Когда плотник Ши вернулся домой, священный дуб явился ему во сне и сказал: “С чем ты хочешь сравнить меня? С какими-нибудь изящными, годными для обработки деревьями? Или с деревьями, приносящими плоды, как вишня, груша или мандариновое дерево? Когда плоды на них созревают, их безжалостно обдирают, ломая ветви, отрывая маленькие побеги. Деревья эти терпят урон из-за своих способностей и умирают, не исчерпав своего жизненного срока, уготованного им природой. Они страдают из-за пошлых мирских нужд. И такое случается с каждой вещью, которая полезна для людей. Я же давно стремлюсь к тому, чтобы стать совсем бесполезным, и сейчас, на склоне лет, добился своего. Моя бесполезность для других, очень полезна для меня самого! Ну, а если бы я оказался полезным для других, разве смог бы я вырасти таким огромным? Такова участь всех вещей в этом мире. Какая глупость — думать, как вещи относятся друг к другу! Разве станет никому не нужный человек, который вот-вот умрет, интересоваться никому не нужным деревом?”

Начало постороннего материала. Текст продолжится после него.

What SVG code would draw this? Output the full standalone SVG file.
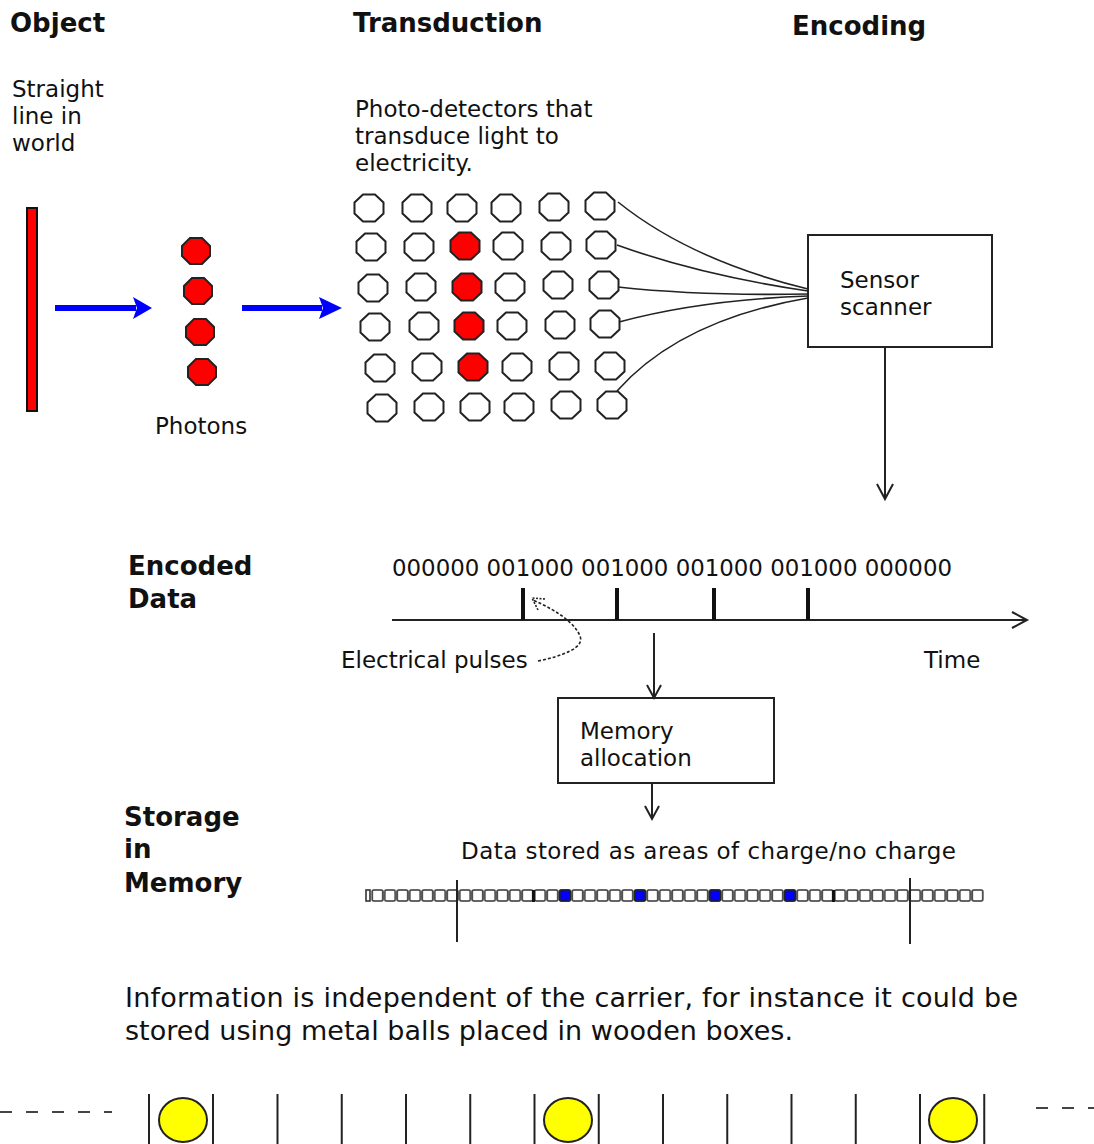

Проснувшись, плотник Ши рассказал про свой сон ученику. “Если это дерево хочет быть бесполезным, — сказал ученик, — почему оно растет у алтаря?”
— Молчи! — ответствовал плотник. — Оно стоит у алтаря только потому, что хочет уберечься от невежд. Ведь деревья, которые не слывут священными, люди калечат куда чаще. А кроме того, дерево оберегает святыню, далекую от всего пошлого и обыденного, и разве были бы мы далеки от истины, если бы сказали, что оно выполняет свой высокий долг?
Когда Цзы-Ци из Наньбо гулял на горе Шан, он увидал огромное дерево, которое уже издали выделялось среди всех прочих. Под его роскошной кроной могла бы найти укрытие целая тысяча экипажей. “Что это за дерево? — сказал Цзы-Ци. — По всему видно, оно не такое, как другие”. Посмотрел он вверх и увидел, что ветви дерева такие кривые, что из них нельзя сделать ни столбов, ни стропил. Взглянул вниз на его могучий корень и увидел, что он так извилист, что из него не выдолбишь гроб. Лизнешь его листок — и рот сводит от горечи! Вдохнешь источаемый им запах — и три дня ходишь одурманенный. Цзы-Ци сказал: “Вот ни на что не годное дерево, потому-то оно и выросло таким огромным. Теперь я понимаю, почему самые светлые люди в мире сделаны из материала, в котором никто не нуждается!”
Есть в царстве Сун местечко — оно зовется Цзинши, — где в изобилии произрастают и катальпа, и кипарис, и тутовое дерево. Но дерево толщиной в обхват или более того обязательно срубит кто-нибудь, кому нужен столб, чтобы привязывать обезьян. Дерево толщиной в три-четыре обхвата срубит тот, кто хочет вытесать колонну для своего дворца, а деревом толщиной в семь-восемь обхватов рано или поздно завладеет какой-нибудь богатый и знатный человек, желающий изготовить себе гроб. Вот так ни одно дерево не имеет возможности прожить сполна срок, дарованный ему природой, и безвременно гибнет от топора. Таково несчастье тех, кто представляет собой добротный материал. Недаром запрещается приносить в жертву духу реки быка с белым пятном на лбу, свинью с перекошенным пятачком или человека в струпьях. Всех их отвергают колдуны, ибо они считаются предвестниками несчастья. А духовный человек видит в них вестников большой удачи.
Вот таким был калека Чжи: подбородок врос в пупок, плечи выше головы, шейные позвонки торчат в небеса, пять хрящей позвоночника сгрудились вверху, бедра поднялись к плечам. Кормился он тем, что штопал и стирал одежду, а когда брал в руки палочки, чтобы погадать другим об их судьбе, ему подносили еды на десятерых. Если власти набирали войско, калека Чжи, размахивая руками, ходил вразвалку среди рекрутов. Если отбирали людей для общественных работ, его всякий раз освобождали от повинностей. Когда же в городе раздавали милостыню больным и немощным, он получал целых три меры зерна и десять связок хвороста. Если даже человек, ущербный телом, способен уберечь себя и прожить сполна свой срок, установленный для него природой, то тем более способен добиться этого тот, кто сделал себя ущербным в жизненных свойствах!
Когда Конфуций странствовал в царстве Чу, тамошний безумец Цзе Юй, проходя мимо него, пропел:
О, Феникс, Феникс! [28]
Как померкла доблесть твоя!
На грядущее нет надежды.
К прошлому нет возврата.
Когда Поднебесная процветает,
Мудрый окружен славой.
Когда Поднебесная в упадке,
Мудрый радуется жизни.
А в наше смутное время
Он сочтет за благо избежать казни.
Счастье легче пуха.
Нельзя его удержать.
Несчастье тяжелее всей земли,
Нельзя его обойти.
Но довольно, довольно
Править людьми властью добра!
Гибельно, гибельно
Прятаться в круге, начертанном на песке!
Земные тернии — не терзайте скитальца!
Мой путь извилист,
Не раньте мне ноги!
Деревья в лесу сами привлекают к себе топор. Масло в светильнике само сжигает себя. Коричное дерево источает аромат — и его срубают. Лаковое дерево полезно для людей — и его долбят. Все знают пользу полезного, но никто не знает пользы бесполезного.